Rekordowo niskie bezrobocie = rynek pracownika
A dodatkowo, w coraz bardziej zglobalizowanym świecie polskie firmy konkurować muszą być o najbardziej utalentowanych specjalistów nie tylko między sobą, ale także z organizacjami zagranicznymi.
– Ten proces będzie się pogłębiał, ponieważ trendy demograficzne wydają się nieodwracalne i Polaków, a więc osób aktywnych zawodowo, po prostu będzie ubywać. Nadzieją pozostaje rozsądne wykorzystanie potencjału imigrantów, nie tylko z Ukrainy, ale innych zakątków świata, dla których nasz kraj staje się stopniowo równie atrakcyjny, co najbardziej rozwinięte państwa zachodnioeuropejskie – oceniał Kamil Sobolewski, główny ekonomista Pracodawców RP.

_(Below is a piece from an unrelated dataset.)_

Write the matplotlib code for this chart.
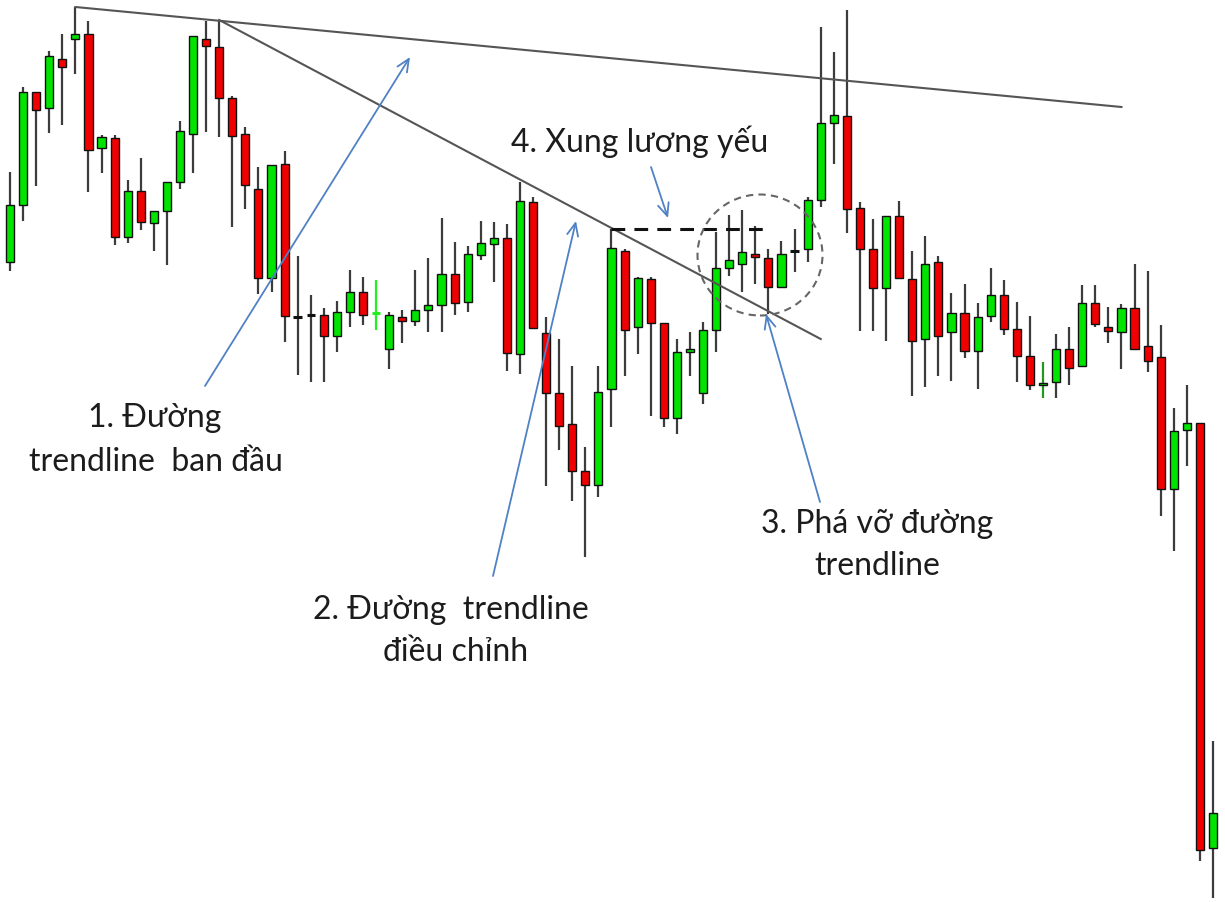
import matplotlib
matplotlib.use("Agg")
import matplotlib.pyplot as plt
from matplotlib.patches import Ellipse

plt.rcParams["font.family"] = ["Lato", "DejaVu Sans"]

# OHLC (price units = pixels from the bottom edge)
opens = [640, 697, 810, 794, 843, 863, 868, 754, 764, 665, 711, 679, 691, 720, 768, 863,
         855, 804, 768, 713, 624, 738, 585, 587, 587, 566, 590, 610, 589, 553, 585, 581,
         592, 597, 628, 600, 647, 658, 664, 548, 700, 569, 509, 478, 431, 417, 513, 651,
         575, 623, 579, 484, 550, 509, 572, 634, 638, 648, 644, 615, 651, 653, 702, 779,
         786, 694, 653, 614, 686, 623, 563, 640, 570, 589, 551, 586, 607, 573, 546, 517,
         520, 553, 536, 599, 575, 570, 594, 556, 545, 413, 472, 479, 54]
highs = [730, 815, 810, 851, 868, 895, 881, 767, 767, 722, 744, 691, 720, 781, 866, 881,
         882, 806, 775, 735, 737, 751, 646, 607, 594, 601, 632, 625, 622, 590, 592, 632,
         644, 684, 660, 656, 681, 680, 678, 720, 705, 585, 563, 536, 455, 536, 673, 653,
         625, 625, 579, 563, 570, 580, 670, 687, 692, 676, 653, 661, 673, 705, 875, 850,
         892, 700, 683, 686, 701, 651, 666, 646, 609, 618, 599, 634, 622, 600, 586, 540,
         568, 575, 617, 617, 595, 598, 638, 631, 577, 494, 517, 479, 161]
lows = [631, 681, 716, 769, 777, 828, 710, 729, 657, 659, 672, 651, 637, 713, 729, 770,
        765, 675, 693, 608, 610, 560, 527, 520, 520, 550, 575, 577, 572, 533, 559, 576,
        570, 570, 587, 590, 642, 620, 531, 528, 574, 416, 452, 401, 345, 405, 475, 526,
        548, 486, 475, 468, 526, 498, 550, 626, 610, 618, 588, 614, 630, 640, 695, 738,
        669, 571, 571, 561, 624, 506, 515, 526, 521, 544, 513, 580, 567, 520, 512, 504,
        504, 517, 536, 575, 559, 533, 553, 530, 386, 351, 436, 41, 4]
closes = [697, 810, 792, 846, 835, 868, 752, 765, 665, 711, 680, 691, 720, 771, 866, 856,
          804, 766, 717, 624, 737, 586, 585, 587, 566, 590, 610, 587, 589, 587, 581, 592,
          597, 628, 599, 648, 659, 664, 549, 701, 574, 509, 476, 431, 417, 510, 654, 572,
          624, 579, 484, 550, 553, 572, 634, 642, 650, 645, 615, 648, 651, 702, 779, 787,
          693, 653, 614, 686, 624, 561, 638, 566, 589, 551, 585, 607, 573, 546, 517, 519,
          553, 534, 599, 578, 571, 594, 553, 541, 413, 471, 479, 52, 89]
# candles whose doji cross is drawn green instead of black
green_doji = {28: "#22ee22", 79: "#1f9a1f"}

# annotation geometry (image pixels of the reference)
top_line = ([5, 85], [895, 795])
steep_line = ([16, 62], [882, 563])
resistance = ([46, 58.1], [673, 673])

BULL, BEAR, WICK = "#00e400", "#f00000", "#3c3c3c"
ARROW = "#4f81c4"
X0, DX = 10, 13.076


def at(xp, yp):
    return ((xp - X0) / DX, 903 - yp)


fig = plt.figure(figsize=(12.25, 9.03), dpi=100)
ax = fig.add_axes([0, 0, 1, 1])
ax.set_xlim(-X0 / DX, (1225 - X0) / DX)
ax.set_ylim(0, 903)
ax.axis("off")

for i, (o, h, l, c) in enumerate(zip(opens, highs, lows, closes)):
    wc = green_doji.get(i, WICK)
    ax.vlines(i, l, h, color=wc, lw=1.6, zorder=2)
    if o == c:
        ax.hlines(o, i - 0.32, i + 0.32, color=green_doji.get(i, "#111111"), lw=2.2, zorder=3)
        continue
    ax.bar(i, abs(c - o), bottom=min(o, c), width=0.62,
           color=BULL if c > o else BEAR, edgecolor="#111111", lw=1.0, zorder=3)

ax.plot(*top_line, color="#555555", lw=1.5, zorder=4)
ax.plot(*steep_line, color="#555555", lw=1.5, zorder=4)
ax.plot(*resistance, color="#111111", lw=2.2, ls=(0, (4.5, 3)), zorder=4)

ax.add_patch(Ellipse(at(760, 256), 125 / DX, 121, fill=False, ec="#666666",
                     lw=1.5, ls=(0, (3.5, 2.5)), zorder=5))

arrows = [((205, 387), (410, 58)), ((493, 577), (576, 222)),
          ((820, 503), (766, 315)), ((651, 168), (668, 219))]
for start, end in arrows:
    ax.annotate("", xy=at(*end), xytext=at(*start),
                arrowprops=dict(arrowstyle="->,head_length=0.9,head_width=0.4",
                                color=ARROW, lw=1.3, shrinkA=0, shrinkB=0), zorder=6)

labels = [("1. Đường", 155, 418), ("trendline  ban đầu", 156, 462),
          ("2. Đường  trendline", 451, 610), ("điều chỉnh", 456, 652),
          ("3. Phá vỡ đường", 877, 524), ("trendline", 877, 566),
          ("4. Xung lương yếu", 640, 142)]
for txt, xp, yp in labels:
    ax.text(*at(xp, yp), txt, ha="center", va="center", fontsize=23,
            color="#1c1c1c", zorder=7)

fig.savefig("out.png", dpi=100)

Coraz większy odsetek obcokrajowców na polskim rynku pracy wymusi na firmach kolejne zmiany w ich funkcjonowaniu: zespoły stawać się będą coraz bardziej różnorodne, a przez to, jak wynika z badań, bardziej kreatywne i otwarte na potrzeby klientów.
Osobną kwestią jest aktywizacja zawodowa osób starszych – to właśnie potencjał grup wiekowych 55, 60, a nawet 65 plus jest, zdaniem ekspertów, największą, niewykorzystaną szansą na utrzymanie równowagi na polskim rynku pracy.
Ewa Małyszko, prezes zarządu PFR Towarzystwo Funduszy Inwestycyjnych przypomniała, że obecnie to ESG (ang. environmental, social and corporate governance, czyli środowisko naturalne, społeczeństwo i ład korporacyjny) jest „must have” dla każdej firmy, która chce się liczyć na rynku.
Inwestowanie w ESG buduje długoterminową wartość marki w oczach klientów i inwestorów, którzy coraz częściej wymagają od przedsiębiorców, by działali zgodnie z zasadami zrównoważonego rozwoju.